# Marcel Coenen's Instructional DVD - Speed Up



## Uncle Remus (Feb 16, 2010)

Came out 30/12/09

Anyone got it?

Thoughts?


----------



## ShadyDavey (Feb 16, 2010)

He's a pretty good player but while it's well packaged, includes the.pdf's and backing tracks I doubt there's enough new information there to make it a completely worthwhile purchase...


Then again, he's a nice guy and it's only 25 Euros. 

I'll probably get it 

Edit:

There's a bunch of his songs in PowerTab format on his website, as well as a few licks.....so ever-eager to expand my library I shall hit that next month after I finish paying for my Carvin!


----------



## AySay (Feb 16, 2010)

I love that guitar! Nice playing too, but the music is way too loud when he is talking...


----------



## Prydogga (Feb 16, 2010)

What is that guitar? Sharkfin inlay neck with what looks like a EBMM style headstock? Strange.


----------



## Uncle Remus (Feb 16, 2010)

Prydogga said:


> What is that guitar? Sharkfin inlay neck with what looks like a EBMM style headstock? Strange.


 
It's his Signature Bo-el MC guitar.

Oh and thanks for the info Dave, do you do Shredreviews.com? Such a good website


----------



## ShadyDavey (Feb 16, 2010)

You like it? Awesome, thanks man


----------



## Mr. Big Noodles (Feb 16, 2010)

AySay said:


> I love that guitar! Nice playing too, but the music is way too loud when he is talking...

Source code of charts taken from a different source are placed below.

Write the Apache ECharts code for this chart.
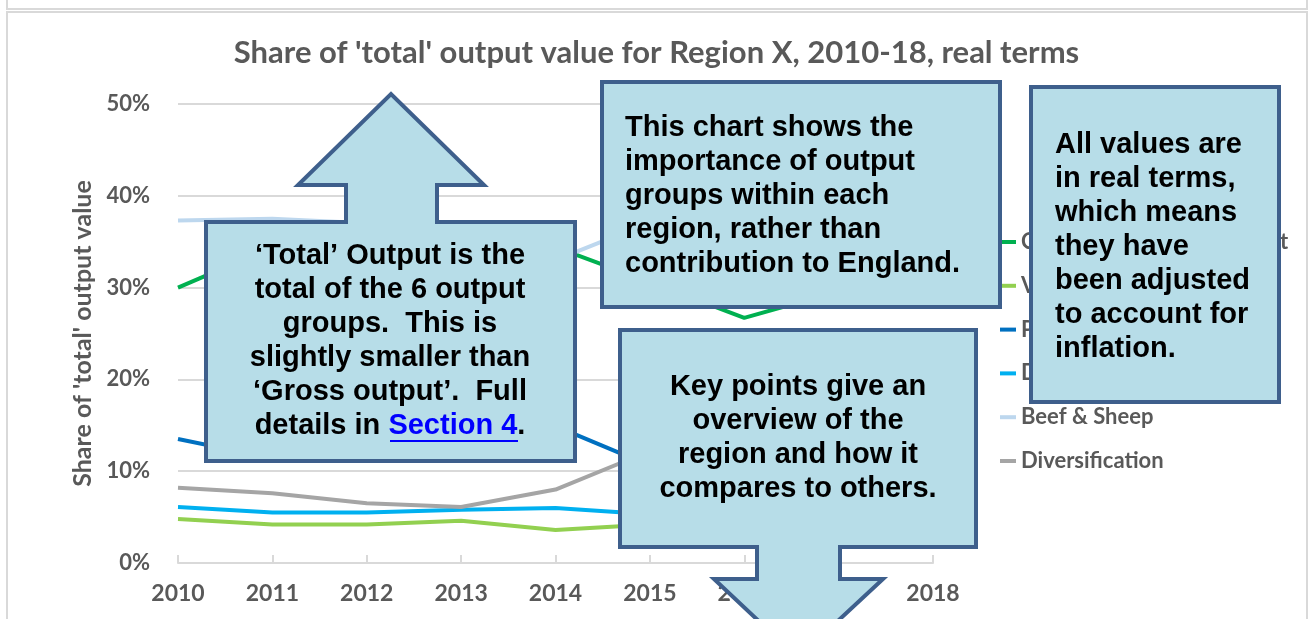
<!DOCTYPE html>
<html lang="en">
<head>
    <meta charset="UTF-8">
    <title>Share of 'total' output value for Region X</title>
    <script src="https://cdn.jsdelivr.net/npm/echarts@6.0.0/dist/echarts.min.js"></script>
    <style>
        html, body { margin: 0; padding: 0; background: #fff; }
        #chart { width: 1313px; height: 619px; }
    </style>
</head>
<body>
    <div id="chart"></div>
    <script>
        // years on the x axis
        const years = ['2010', '2011', '2012', '2013', '2014', '2015', '2016', '2017', '2018'];

        // share of total output (%); hidden parts estimated
        const cereals = [30.0, 34.4, 34.0, 35.0, 34.4, 30.6, 26.7, 29.6, 31.0];
        const vegFruit = [4.8, 4.2, 4.2, 4.6, 3.6, 4.2, 4.5, 4.1, 4.0];
        const pigsPoultry = [13.5, 11.4, 12.8, 13.5, 14.9, 10.6, 10.5, 10.5, 10.2];
        const dairy = [6.1, 5.5, 5.5, 5.8, 6.0, 5.3, 6.0, 5.8, 5.8];
        const beefSheep = [37.3, 37.5, 37.0, 35.0, 33.0, 37.1, 38.0, 36.5, 35.5];
        const diversification = [8.2, 7.6, 6.5, 6.1, 8.0, 12.2, 14.0, 13.5, 13.5];

        const seriesNames = ['Cereals & Industrial Output', 'Vegetables & Fruit', 'Pigs & Poultry', 'Dairy', 'Beef & Sheep', 'Diversification'];
        const seriesColors = ['#00b050', '#92d050', '#0070c0', '#00b0f0', '#bdd7ee', '#a5a5a5'];
        const seriesData = [cereals, vegFruit, pigsPoultry, dairy, beefSheep, diversification];

        const labelFont = 'Lato, "Open Sans", sans-serif';
        const boxFont = '"Liberation Sans", Arial, sans-serif';
        const boxFill = '#b7dde8';
        const boxStroke = '#3e5f8c';

        const chart = echarts.init(document.getElementById('chart'));

        function callout(points) {
            return {
                type: 'polygon',
                z: 100,
                shape: { points: points },
                style: { fill: boxFill, stroke: boxStroke, lineWidth: 4, lineJoin: 'miter' }
            };
        }

        function boxText(x, y, text, align) {
            return {
                type: 'text',
                z: 101,
                x: x,
                y: y,
                style: {
                    text: text,
                    fill: '#000',
                    font: 'bold 29px ' + boxFont,
                    lineHeight: 34,
                    align: align,
                    verticalAlign: 'middle'
                }
            };
        }

        const option = {
            backgroundColor: '#fff',
            animation: false,
            title: {
                text: "Share of 'total' output value for Region X, 2010-18, real terms",
                left: 'center',
                top: 32,
                textStyle: { fontFamily: labelFont, fontWeight: 'bold', fontSize: 31, color: '#595959' }
            },
            grid: { left: 178, right: 380, top: 104, bottom: 56 },
            legend: {
                orient: 'vertical',
                left: 1000,
                top: 231,
                padding: 0,
                icon: 'rect',
                itemWidth: 16,
                itemHeight: 4,
                itemGap: 21.8,
                data: seriesNames,
                textStyle: { fontFamily: labelFont, fontWeight: 'bold', fontSize: 22, color: '#595959', lineHeight: 20 }
            },
            xAxis: {
                type: 'category',
                data: years,
                boundaryGap: false,
                axisLine: { lineStyle: { color: '#d9d9d9', width: 2 } },
                axisTick: { inside: true, length: 8, lineStyle: { color: '#d9d9d9', width: 2 } },
                axisLabel: { margin: 19, fontFamily: labelFont, fontWeight: 'bold', fontSize: 23, color: '#595959' }
            },
            yAxis: {
                type: 'value',
                min: 0,
                max: 50,
                interval: 10,
                name: "Share of 'total' output value",
                nameLocation: 'middle',
                nameGap: 66,
                nameTextStyle: { fontFamily: labelFont, fontWeight: 'bold', fontSize: 25, color: '#595959' },
                axisLabel: { margin: 28, formatter: '{value}%', fontFamily: labelFont, fontWeight: 'bold', fontSize: 22, color: '#595959' },
                splitLine: { lineStyle: { color: '#d9d9d9', width: 2 } }
            },
            series: seriesNames.map((name, i) => ({
                name: name,
                type: 'line',
                data: seriesData[i],
                symbol: 'none',
                lineStyle: { color: seriesColors[i], width: 4 },
                itemStyle: { color: seriesColors[i] }
            })),
            graphic: [
                // frame around the chart
                { type: 'rect', z: 0, shape: { x: 7, y: -10, width: 1300, height: 19 }, style: { fill: 'none', stroke: '#d9d9d9', lineWidth: 2 } },
                { type: 'rect', z: 0, shape: { x: 7, y: 12, width: 1300, height: 620 }, style: { fill: 'none', stroke: '#d9d9d9', lineWidth: 2 } },
                // up arrow callout
                callout([[206, 222], [346, 222], [346, 185], [298, 185], [391, 94], [484, 185], [437, 185], [437, 222], [575, 222], [575, 461], [206, 461]]),
                {
                    type: 'text', z: 101, x: 390, y: 341,
                    style: {
                        text: "\u2018Total\u2019 Output is the\ntotal of the 6 output\ngroups.  This is\nslightly smaller than\n\u2018Gross output\u2019.  Full\ndetails in {link|Section 4}.",
                        fill: '#000',
                        font: 'bold 29px ' + boxFont,
                        lineHeight: 34,
                        align: 'center',
                        verticalAlign: 'middle',
                        rich: { link: { fill: '#0000ff', font: 'bold 29px ' + boxFont, lineHeight: 34 } }
                    }
                },
                { type: 'line', z: 101, shape: { x1: 390, y1: 441, x2: 518, y2: 441 }, style: { stroke: '#0000ff', lineWidth: 2 } },
                // top middle box
                callout([[602, 82], [1000, 82], [1000, 307], [602, 307]]),
                boxText(625, 196, 'This chart shows the\nimportance of output\ngroups within each\nregion, rather than\ncontribution to England.', 'left'),
                // right box
                callout([[1031, 87], [1279, 87], [1279, 402], [1031, 402]]),
                boxText(1055, 247, 'All values are\nin real terms,\nwhich means\nthey have\nbeen adjusted\nto account for\ninflation.', 'left'),
                // down arrow callout
                callout([[620, 330], [976, 330], [976, 547], [840, 547], [840, 579], [883, 579], [798, 658], [714, 579], [757, 579], [757, 547], [620, 547]]),
                boxText(798, 438, 'Key points give an\noverview of the\nregion and how it\ncompares to others.', 'center')
            ]
        };

        chart.setOption(option);
    </script>
</body>
</html>
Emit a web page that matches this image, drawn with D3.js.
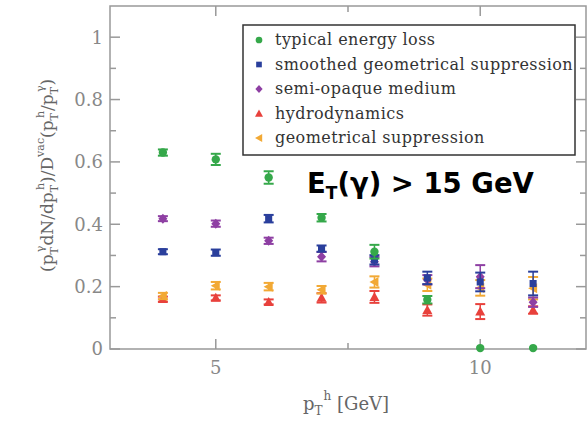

I was thinking the same thing. Although, I suppose it was meant for Japanese audiences, judging by the subtitles, so the mixing there might not have been a primary concern.


----------



## Toshiro (Feb 16, 2010)

This has been out a while, I had a copy in 08? Had to buy it directly from Marcel though. The real DVD doesn't have music over the speech.


----------



## Uncle Remus (Feb 16, 2010)

Toshiro said:


> This has been out a while, I had a copy in 08? Had to buy it directly from Marcel though. The real DVD doesn't have music over the speech.


 
And was it much help?


----------



## Pauly (Feb 16, 2010)

It's no different to Speed Kills, Intense Rock or any of those instructional things. In terms of adding to a repertoire of exercise you want to work from yeah it's cool, but it's not like say, Guthrie's Creative Guitar books that go outside the norm a bit. Nothing wrong with it, but nothing you haven't seen already.


----------



## Toshiro (Feb 17, 2010)

Uncle Remus said:


> And was it much help?



Dunno, I still suck at sweep picking for the most part.  Marcel has some cool melodic ideas though.


----------